When a key volunteer or leader steps out of their position, it can feel like a punch in a gut. And punches to the gut hurt, whether you are expecting them or not.
So what do you do when that key volunteer tells you he’s going to take some time off from serving? Here are five suggestions.
1. Be Thankful.
It both normal and natural to go into problem solving mode, but take some time to be thankful for the time this person served. Take time to express your gratitude. Feeling thankful and saying thanks are two entirely different things.
2. Ask for Feedback.
Ask this person what he or she learned serving, and how you might be able to better equip the person who will step in next. They had a unique experience in volunteering. Frankly, it’s real-world experience you don’t have as a staff member. So ask some questions and listen.
3. Ask if they know of anyone who could take their place.
Ask the departing volunteer if there’s anyone you should know about. Maybe there’s another volunteer on their team who might be ready for leadership.
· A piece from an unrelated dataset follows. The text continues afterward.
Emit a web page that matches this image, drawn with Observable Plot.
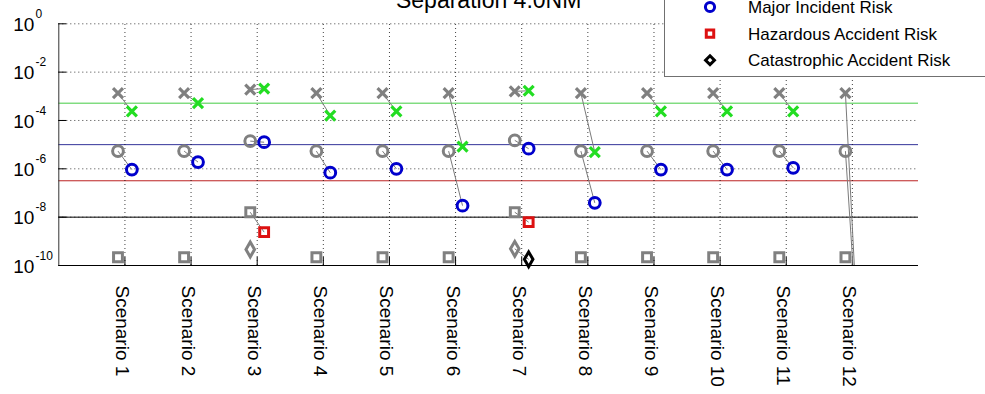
<!DOCTYPE html>
<html><head><meta charset="utf-8">
<script src="https://cdn.jsdelivr.net/npm/d3@7"></script>
<script src="https://cdn.jsdelivr.net/npm/@observablehq/plot@0.6"></script>
<style>
body{margin:0;background:#fff;font-family:"Liberation Sans",Arial,Helvetica,sans-serif;}
#wrap{position:relative;width:985px;height:394px;overflow:hidden;background:#fff;}
#legend{position:absolute;left:664px;top:-32px;width:322px;height:109px;border:1px solid #707070;background:#fff;box-sizing:border-box;}
#legend svg{position:absolute;left:0;top:0;}
</style></head><body><div id="wrap"></div>
<script>
// ---- data ----
const title = "Separation 4.0NM";
const scenarios = ["Scenario 1","Scenario 2","Scenario 3","Scenario 4","Scenario 5","Scenario 6","Scenario 7","Scenario 8","Scenario 9","Scenario 10","Scenario 11","Scenario 12"];
const yTickValues = [1, 1e-2, 1e-4, 1e-6, 1e-8, 1e-10];
const yTickExponents = ["0","-2","-4","-6","-8","-10"];
// before (grey) and after (coloured) values per scenario; null = not shown
const minorBefore = [1.35e-3,1.35e-3,1.9e-3,1.35e-3,1.35e-3,1.35e-3,1.6e-3,1.35e-3,1.35e-3,1.35e-3,1.35e-3,1.35e-3];
const minorAfter  = [2.4e-4,5.2e-4,2.1e-3,1.6e-4,2.4e-4,8.3e-6,1.7e-3,4.9e-6,2.4e-4,2.4e-4,2.4e-4,1e-14];
const majorBefore = [5.4e-6,5.4e-6,1.4e-5,5.4e-6,5.4e-6,5.4e-6,1.5e-5,5.4e-6,5.4e-6,5.4e-6,5.4e-6,5.4e-6];
const majorAfter  = [9.3e-7,1.9e-6,1.26e-5,6.9e-7,1.0e-6,3.0e-8,6.8e-6,3.9e-8,9.3e-7,9.3e-7,1.1e-6,1e-14];
const hazBefore   = [2.2e-10,2.2e-10,1.6e-8,2.2e-10,2.2e-10,2.2e-10,1.6e-8,2.2e-10,2.2e-10,2.2e-10,2.2e-10,2.2e-10];
const hazAfter    = [null,null,2.4e-9,null,null,null,6.2e-9,null,null,null,null,null];
const catBefore   = [null,null,4.6e-10,null,null,null,4.9e-10,null,null,null,null,null];
const catAfter    = [null,null,null,null,null,null,1.8e-10,null,null,null,null,null];
// target levels
const minorTarget = 5.2e-4;
const majorTarget = 1.0e-5;
const hazTarget = 3.2e-7;
const catTarget = 1e-8;
const legendLabels = ["Major Incident Risk","Hazardous Accident Risk","Catastrophic Accident Risk"];

// ---- styles ----
const grey = "#808080";
const cGreen = "#22dd22", cBlue = "#0000cc", cRed = "#dd1111", cBlack = "#000000";
const off = 0.105;
const yMin = 1e-10;

const idx = scenarios.map((_, i) => i + 1);
function rows(before, after) { return idx.map((s, i) => ({s, b: before[i], a: after[i]})); }
const series = [
  {rows: rows(minorBefore, minorAfter), symbol: "times", color: cGreen, r: 4.6, sw: 3.2},
  {rows: rows(majorBefore, majorAfter), symbol: "circle", color: cBlue, r: 5.4, sw: 3},
  {rows: rows(hazBefore, hazAfter), symbol: "square", color: cRed, r: 5, sw: 3},
  {rows: rows(catBefore, catAfter), symbol: "diamond", color: cBlack, r: 4.5, sw: 3}
];

const marks = [];
// targets
marks.push(Plot.ruleY([minorTarget], {stroke: "#44cc44", strokeWidth: 1}));
marks.push(Plot.ruleY([majorTarget], {stroke: "#333399", strokeWidth: 1}));
marks.push(Plot.ruleY([hazTarget], {stroke: "#bb2222", strokeWidth: 1}));
// grid
marks.push(Plot.ruleY(yTickValues.filter(v => v > yMin), {stroke: "#000", strokeWidth: 1, strokeDasharray: "1,3", strokeOpacity: 0.75}));
marks.push(Plot.ruleX(idx, {y1: yMin, y2: 1, stroke: "#000", strokeWidth: 1, strokeDasharray: "1,3", strokeOpacity: 0.75}));
marks.push(Plot.ruleY([catTarget], {stroke: "#000", strokeWidth: 1}));
// axes lines
marks.push(Plot.ruleX([0], {y1: yMin, y2: 1, stroke: "#333", strokeWidth: 1}));
marks.push(Plot.ruleY([yMin], {x1: 0, x2: 13, stroke: "#000", strokeWidth: 1.2}));
// inward ticks
marks.push(Plot.ruleY(yTickValues, {x1: 0, x2: 0.12, stroke: "#000", strokeWidth: 1}));
marks.push(Plot.ruleX(idx, {y1: yMin, y2: 10 ** -9.67, stroke: "#000", strokeWidth: 1}));
// connectors
for (const sr of series) {
  const d = sr.rows.filter(r => r.b != null && r.a != null);
  marks.push(Plot.link(d, {x1: r => r.s - off, y1: "b", x2: r => r.s + off, y2: "a", stroke: "#7a7a7a", strokeWidth: 1, clip: true}));
}
// markers
for (const sr of series) {
  const before = sr.rows.filter(r => r.b != null && r.b >= yMin);
  const after = sr.rows.filter(r => r.a != null && r.a >= yMin);
  marks.push(Plot.dot(before, {x: r => r.s - off, y: "b", symbol: sr.symbol, r: sr.r, stroke: grey, strokeWidth: sr.sw, fill: "none"}));
  marks.push(Plot.dot(after, {x: r => r.s + off, y: "a", symbol: sr.symbol, r: sr.r, stroke: sr.color, strokeWidth: sr.sw, fill: "none"}));
}
// tick labels
marks.push(Plot.text(yTickValues, {y: d => d, frameAnchor: "left", textAnchor: "start", dx: -45.5, dy: 1, text: () => "10", fontSize: 19, fill: "#000"}));
marks.push(Plot.text(yTickValues, {y: d => d, frameAnchor: "left", textAnchor: "start", dx: -23.3, dy: -9.6, text: (d, i) => yTickExponents[i], fontSize: 12, fill: "#000"}));
marks.push(Plot.text(idx, {x: d => d, frameAnchor: "bottom", rotate: 90, textAnchor: "start", dx: -9, dy: 20, text: (d, i) => scenarios[i], fontSize: 19, fill: "#000"}));
// title
marks.push(Plot.text([title], {frameAnchor: "top", lineAnchor: "bottom", dy: -15.3, text: d => d, fontSize: 23, fill: "#000"}));

const chart = Plot.plot({
  width: 985, height: 394,
  marginLeft: 58.3, marginRight: 67, marginTop: 23.3, marginBottom: 129,
  style: {fontFamily: '"Liberation Sans", Arial, sans-serif', background: "#fff", overflow: "visible"},
  x: {domain: [0, 13], axis: null},
  y: {type: "log", domain: [yMin, 1], axis: null},
  marks
});
const wrap = document.getElementById("wrap");
wrap.appendChild(chart);

// legend (partly cropped at top, as in the reference)
const leg = d3.select(wrap).append("div").attr("id", "legend");
const lsvg = leg.append("svg").attr("width", 322).attr("height", 109);
const legSym = [
  {symbol: d3.symbolCircle, color: cBlue, size: Math.PI * 4.6 * 4.6},
  {symbol: d3.symbolSquare, color: cRed, size: Math.PI * 4.2 * 4.2},
  {symbol: d3.symbolDiamond2, color: cBlack, size: Math.PI * 4 * 4}
];
legendLabels.forEach((lab, i) => {
  const cy = 32 + 6 + i * 26.6;
  lsvg.append("path").attr("d", d3.symbol(legSym[i].symbol, legSym[i].size)())
    .attr("transform", `translate(${709 - 664},${cy})`)
    .attr("fill", "none").attr("stroke", legSym[i].color).attr("stroke-width", 3);
  lsvg.append("text").attr("x", 747 - 664).attr("y", cy).attr("dy", "0.35em")
    .attr("font-size", 17).attr("font-family", '"Liberation Sans", Arial, sans-serif').attr("fill", "#000").text(lab);
});
</script></body></html>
4. Let others on their volunteer team know.
When someone steps off a team, make sure those remaining hear clear communication. If it’s a sticky situation, handle it with tact. Make sure the communication is thorough, and includes your plan for whatever will happen next.
5. Create a short term plan.
You should have a long term plan for consistently inviting new volunteers to join your volunteer teams. In the mean time, create a short term plan for meeting the need until your system has time to work. Maybe someone will pick up the slack. Maybe you’ll bring in a volunteer from another area. Whatever you decide, solve the short term problem with an eye on the long term ministry.